Isolado e sem estrutura partidária, senador se alia a Iris, seu antigo rival
Passado o processo eleitoral, mais uma vez Caiado romperia com Marconi lançando José Eliton numa sinuca de bico. A certa altura, o vice-governador tomou a decisão de sair do DEM para migrar para o PP — envolvendo uma negociação nacional. Eliton (atualmente no PSDB) se reposicionou integralmente na base aliada, mostrando-se um homem de confiança do governador Marconi. Na sequência dos fatos, foi deflagrada pela Polícia Federal a Operação Monte Carlo, que tornou pública a ligação entre Demóstenes e o empresário Carlinhos Cachoeira. Com o pesado desgaste provocado pelo escândalo que ganhou proporção nacional, Caiado abandonou Demóstenes e o deixou sucumbir até sua cassação no Senado, em julho de 2012.

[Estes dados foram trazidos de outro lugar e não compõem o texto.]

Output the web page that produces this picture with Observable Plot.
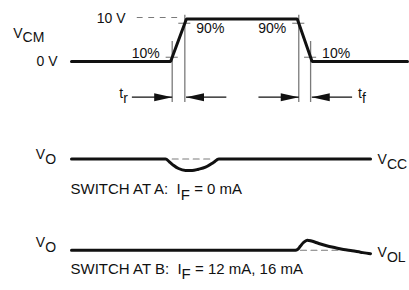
<!DOCTYPE html>
<html><head><meta charset="utf-8">
<script src="https://cdn.jsdelivr.net/npm/d3@7"></script>
<script src="https://cdn.jsdelivr.net/npm/@observablehq/plot@0.6"></script>
<style>
body{margin:0;background:#fff;}
#chart{width:409px;height:290px;}
#chart svg{display:block;background:#fff;font-family:"Liberation Sans",Arial,sans-serif;}
#chart svg text{white-space:pre;}
</style></head><body><div id="chart"></div>
<script>
// ---- Input pulse V_CM (time in arbitrary units, volts) ----
const vcmTime  = [0, 29.5, 34.2, 67.2, 71.6, 100];
const vcmVolts = [0, 0, 10, 10, 0, 0];
const vcmLevels = [0, 10];
const vcmLevelLabels = ["0 V", "10 V"];
const thresholdPct = [10, 90];
const thresholdLabels = ["10%", "90%"];
const edgeNames = ["t_{r}", "t_{f}"];
const vcmRefDash = [19.55, 32.44];

// ---- Output, switch at A (deviation from V_CC, relative units) ----
const outATime = [0, 27.98, 29.17, 30.45, 31.85, 33.93, 35.92, 37.8, 39.88, 42.35, 43.84, 89];
const outADev  = [0, 0, -0.7, -1.53, -2.24, -2.7, -2.7, -2.4, -1.93, -0.75, 0, 0];
const outARefDash = [29.97, 42.35];

// ---- Output, switch at B (deviation from V_OL, relative units) ----
const outBTime = [0, 66.67, 67.26, 68.15, 69.05, 70.15, 71.43, 73.6, 75.9, 78.57, 80.95, 83.54, 86.0, 88.48, 89];
const outBDev  = [0, 0, 0.16, 0.99, 1.81, 2.35, 2.16, 1.58, 1.04, 0.56, 0.16, -0.14, -0.47, -0.78, -0.82];
const outBRefDash = [68.15, 80.06];

const rowStartLabels = ["V_{O}", "V_{O}"];
const rowEndLabels = ["V_{CC}", "V_{OL}"];
const captions = ["SWITCH AT A:  I_{F} = 0 mA", "SWITCH AT B:  I_{F} = 12 mA, 16 mA"];

// ---------------------------------------------------------------
const W = 409;
const xScale = {domain: [0, 100], range: [71, 407]};
const INK = "#111";
const GRAY = "#7a7a7a";
const FS = 14, CAPTION_FS = 15;

const vcm = vcmTime.map((t, i) => ({t, v: vcmVolts[i]}));
function crossing(i0, level) {
  const a = vcm[i0], b = vcm[i0 + 1];
  return a.t + (level - a.v) / (b.v - a.v) * (b.t - a.t);
}
// rise segment starts at index 1, fall at index 3
const crossings = [];
[[1, "rise"], [3, "fall"]].forEach(([i0, edge]) => {
  thresholdPct.forEach((p, k) => {
    const level = p / 100 * 10;
    const outerLeft = (edge === "rise") === (p === 10);
    crossings.push({t: crossing(i0, level), level, pct: p, label: thresholdLabels[k], edge, outerLeft});
  });
});
const ARROW_Y = -8.4, RULE_BOTTOM = -9.65, ARROW_LEN = 12;
const arrows = [];
["rise", "fall"].forEach((edge, e) => {
  const cs = crossings.filter(c => c.edge === edge).sort((a, b) => a.t - b.t);
  arrows.push({tip: cs[0].t, from: cs[0].t - ARROW_LEN, dir: "right", edge: e});
  arrows.push({tip: cs[1].t + 0.35, from: cs[1].t + 0.35 + ARROW_LEN, dir: "left", edge: e});
});

const headRight = {draw(ctx) { ctx.moveTo(0, 0); ctx.lineTo(-18, -4); ctx.lineTo(-18, 4); ctx.closePath(); }};
const headLeft  = {draw(ctx) { ctx.moveTo(0, 0); ctx.lineTo(18, -4); ctx.lineTo(18, 4); ctx.closePath(); }};

function subscripts(svg) {
  d3.select(svg).selectAll("text").each(function () {
    const s = this.textContent;
    if (!s.includes("_{")) return;
    const el = d3.select(this);
    el.text(null);
    let shifted = false;
    for (const p of s.split(/(_\{[^}]*\})/)) {
      if (!p) continue;
      const m = p.match(/^_\{(.*)\}$/);
      if (m) { el.append("tspan").attr("dy", "0.34em").text(m[1]); shifted = true; }
      else { const ts = el.append("tspan").text(p); if (shifted) { ts.attr("dy", "-0.34em"); shifted = false; } }
    }
  });
  return svg;
}

const common = {width: W, style: {fontSize: FS + "px", color: INK, background: "#fff"}, x: {...xScale, axis: null}};

const thresholdText = crossings.map(c => Plot.text([c], {
  x: "t", y: "level", text: "label", fill: INK, fontSize: FS,
  textAnchor: c.outerLeft ? "end" : "start",
  dx: c.outerLeft ? -12.5 : 11.5,
  dy: c.pct === 10 ? -4 : 5.3
}));

// ---- Plot 1: V_CM ----
const p1 = Plot.plot({
  ...common, height: 112,
  y: {domain: [0, 10], range: [61, 18.5], axis: null},
  marks: [
    Plot.line(vcmRefDash.map(t => ({t, v: 10})), {x: "t", y: "v", stroke: GRAY, strokeWidth: 1.1, strokeDasharray: "5,6.5", dy: -1.5}),
    Plot.ruleX(crossings, {x: "t", y1: d => d.pct === 10 ? d.level + 3.7 : d.level + 1.9, y2: RULE_BOTTOM, stroke: GRAY, strokeWidth: 1.3}),
    Plot.ruleY(crossings, {y: "level", x1: d => d.t - 1.8, x2: d => d.t + 1.8, stroke: GRAY, strokeWidth: 1.1}),
    Plot.line(vcm, {x: "t", y: "v", stroke: INK, strokeWidth: 3, strokeLinejoin: "miter"}),
    ...thresholdText,
    Plot.link(arrows, {x1: "from", x2: "tip", y1: ARROW_Y, y2: ARROW_Y, stroke: INK, strokeWidth: 1.2}),
    Plot.dot(arrows.filter(a => a.dir === "right"), {x: "tip", y: ARROW_Y, symbol: headRight, fill: INK, stroke: "none"}),
    Plot.dot(arrows.filter(a => a.dir === "left"), {x: "tip", y: ARROW_Y, symbol: headLeft, fill: INK, stroke: "none"}),
    Plot.text([edgeNames[0]], {x: arrows[0].from, y: ARROW_Y, text: d => d, textAnchor: "end", dx: -4, dy: -3.5, fill: INK, fontSize: FS}),
    Plot.text([edgeNames[1]], {x: arrows[3].from, y: ARROW_Y, text: d => d, textAnchor: "start", dx: 6, dy: -3.5, fill: INK, fontSize: FS}),
    Plot.text(vcmLevels, {x: (d, i) => i === 0 ? -4.17 : 16.07, y: d => d, text: (d, i) => vcmLevelLabels[i], textAnchor: "end", fill: INK, fontSize: FS}),
    Plot.text(["V_{CM}"], {x: -17.35, y: 6.7, text: d => d, textAnchor: "start", fill: INK, fontSize: FS})
  ]
});

function rowPlot(height, baseY, times, devs, dash, startLabel, startDy, endLabel, endDy, caption, captionV) {
  const data = times.map((t, i) => ({t, v: devs[i]}));
  const last = data[data.length - 1];
  return Plot.plot({
    ...common, height,
    y: {domain: [0, 1], range: [baseY, baseY - 4.25], axis: null},
    marks: [
      Plot.line(dash.map(t => ({t, v: 0})), {x: "t", y: "v", stroke: GRAY, strokeWidth: 1.1, strokeDasharray: "6,4.5"}),
      Plot.line(data, {x: "t", y: "v", stroke: INK, strokeWidth: 3, curve: "monotone-x"}),
      Plot.text([startLabel], {x: -4.6, y: 0, text: d => d, textAnchor: "end", dy: startDy, fill: INK, fontSize: FS}),
      Plot.text([endLabel], {x: last.t, y: last.v, text: d => d, textAnchor: "start", dx: 7, dy: endDy, fill: INK, fontSize: FS}),
      Plot.text([caption], {x: -0.3, y: captionV, text: d => d, textAnchor: "start", fill: INK, fontSize: CAPTION_FS})
    ]
  });
}

const p2 = rowPlot(93, 46.5, outATime, outADev, outARefDash, rowStartLabels[0], -4.5, rowEndLabels[0], 0.5, captions[0], -7.2);
const p3 = rowPlot(85, 44.7, outBTime, outBDev, outBRefDash, rowStartLabels[1], -7.5, rowEndLabels[1], -1, captions[1], -4.4);

const root = document.getElementById("chart");
[p1, p2, p3].forEach(p => root.appendChild(subscripts(p)));
</script></body></html>
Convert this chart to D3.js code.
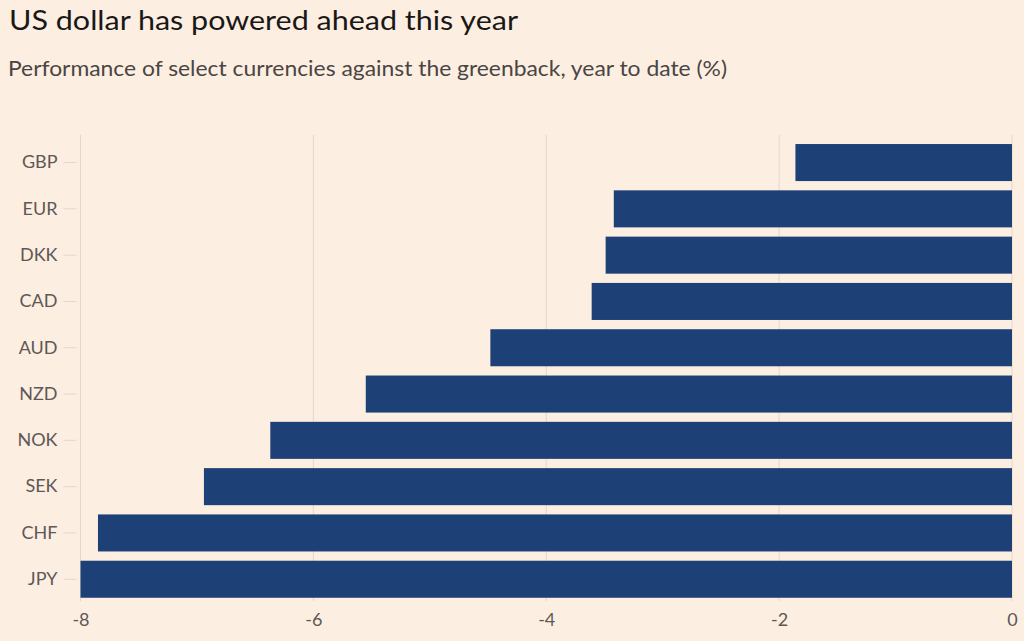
<!DOCTYPE html>
<html>
<head>
<meta charset="utf-8">
<script src="https://cdn.jsdelivr.net/npm/d3@7"></script>
<style>
  html, body { margin: 0; padding: 0; background: #fdeee2; }
  svg { display: block; }
</style>
</head>
<body>
<svg id="chart"></svg>
<script>
const currencies = ['GBP', 'EUR', 'DKK', 'CAD', 'AUD', 'NZD', 'NOK', 'SEK', 'CHF', 'JPY'];
const changes = [-1.86, -3.42, -3.49, -3.61, -4.48, -5.55, -6.37, -6.94, -7.85, -8.0];
const xTicks = [-8, -6, -4, -2, 0];

const width = 1024, height = 641;
const margin = { top: 139.4, right: 12, bottom: 38.6, left: 80.5 };

const svg = d3.select('#chart')
  .attr('width', width)
  .attr('height', height);

svg.append('rect')
  .attr('width', width).attr('height', height)
  .attr('fill', '#fdeee2');

// Titles
svg.append('text')
  .attr('x', 9).attr('y', 30)
  .attr('fill', '#1a1817')
  .attr('textLength', 509)
  .attr('lengthAdjust', 'spacingAndGlyphs')
  .style('font-family', 'Lato, sans-serif')
  .style('font-size', '27px')
  .text('US dollar has powered ahead this year');

svg.append('text')
  .attr('x', 8).attr('y', 76)
  .attr('fill', '#4a4543')
  .attr('textLength', 719)
  .attr('lengthAdjust', 'spacingAndGlyphs')
  .style('font-family', 'Lato, sans-serif')
  .style('font-size', '21px')
  .text('Performance of select currencies against the greenback, year to date (%)');

const x = d3.scaleLinear()
  .domain([-8, 0])
  .range([margin.left, width - margin.right]);

const y = d3.scaleBand()
  .domain(currencies)
  .range([margin.top, height - margin.bottom])
  .paddingInner(0.2)
  .paddingOuter(0.1);

// Gridlines
svg.append('g')
  .selectAll('line')
  .data(xTicks)
  .join('line')
  .attr('x1', d => x(d)).attr('x2', d => x(d))
  .attr('y1', 135).attr('y2', 601)
  .attr('stroke', '#e3d6cc')
  .attr('stroke-width', 1);

// Bars
svg.append('g')
  .selectAll('rect')
  .data(currencies.map((c, i) => ({ c, v: changes[i] })))
  .join('rect')
  .attr('x', d => x(d.v))
  .attr('y', d => y(d.c))
  .attr('width', d => x(0) - x(d.v))
  .attr('height', y.bandwidth())
  .attr('fill', '#1d4177');

// X axis
const xAxis = svg.append('g')
  .attr('transform', `translate(0, ${height - margin.bottom})`)
  .call(d3.axisBottom(x).tickValues(xTicks).tickSize(0).tickPadding(11).tickFormat(d => String(d)));
xAxis.select('.domain').remove();
xAxis.selectAll('text')
  .attr('fill', '#5e5856')
  .style('font-family', 'Lato, sans-serif')
  .style('font-size', '18px');

// Y axis
const yAxis = svg.append('g')
  .attr('transform', `translate(${margin.left - 4}, 0)`)
  .call(d3.axisLeft(y).tickSize(13).tickPadding(6));
yAxis.select('.domain').remove();
yAxis.selectAll('line').attr('stroke', '#e3d6cc');
yAxis.selectAll('text')
  .attr('fill', '#5e5856')
  .style('font-family', 'Lato, sans-serif')
  .style('font-size', '18px');
</script>
</body>
</html>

Com a queda de Demóstenes, além de Caiado não sobrava nenhum outro quadro de ponta no DEM. O senador Wilder Morais, que assumiu a vaga de Demóstenes, ficou no partido, mas sempre afinado com Marconi e a base aliada. Nas eleições de 2012, Caiado se aliava ao ex-prefeito de Senador Canedo Vanderlan Cardoso (PSB), e juntos bancaram a candidatura de Simeyzon Silveira (PSC) à Prefeitura de Goiânia, com o advogado democrata Rafael Hahif na vice. O projeto terminou o pleito municipal em 3º lugar. Com o DEM completamente desidratado e em franca decadência, Caiado vislumbrava disputar o Senado em 2014, porém, sem estrutura partidária, fez o que seria impensável há 20 anos: se aliar ao decano peemedebista Iris Rezende.
O alinhamento de Caiado a Iris Rezende deixou claro que o DEM em Goiás, aquela altura, era uma mera legenda de um homem só. Inexistiu qualquer movimento de militância dentro do partido em 2014 e a sigla era apenas mais uma na chapa que teve Caiado ao Senado, Iris ao governo e Armando Vergílio (SD) à vice. O líder solitário do DEM conseguiu vencer o pleito graças a seu prestígio e à postura mordaz de oposicionista a presidente Dilma no plano nacional. A estrutura partidária do PMDB e os recursos de campanha do Solidariedade, de Armando Vergílio, também foram fundamentais para o triunfo eleitoral de Caiado. Porém, tais fatores não foram suficientes para reerguer o DEM estadual. O resultado: a legenda chegará em 2016 ainda mais em frangalhos. De um partido que foi um dia, tornou-se não muito mais do que um indivíduo.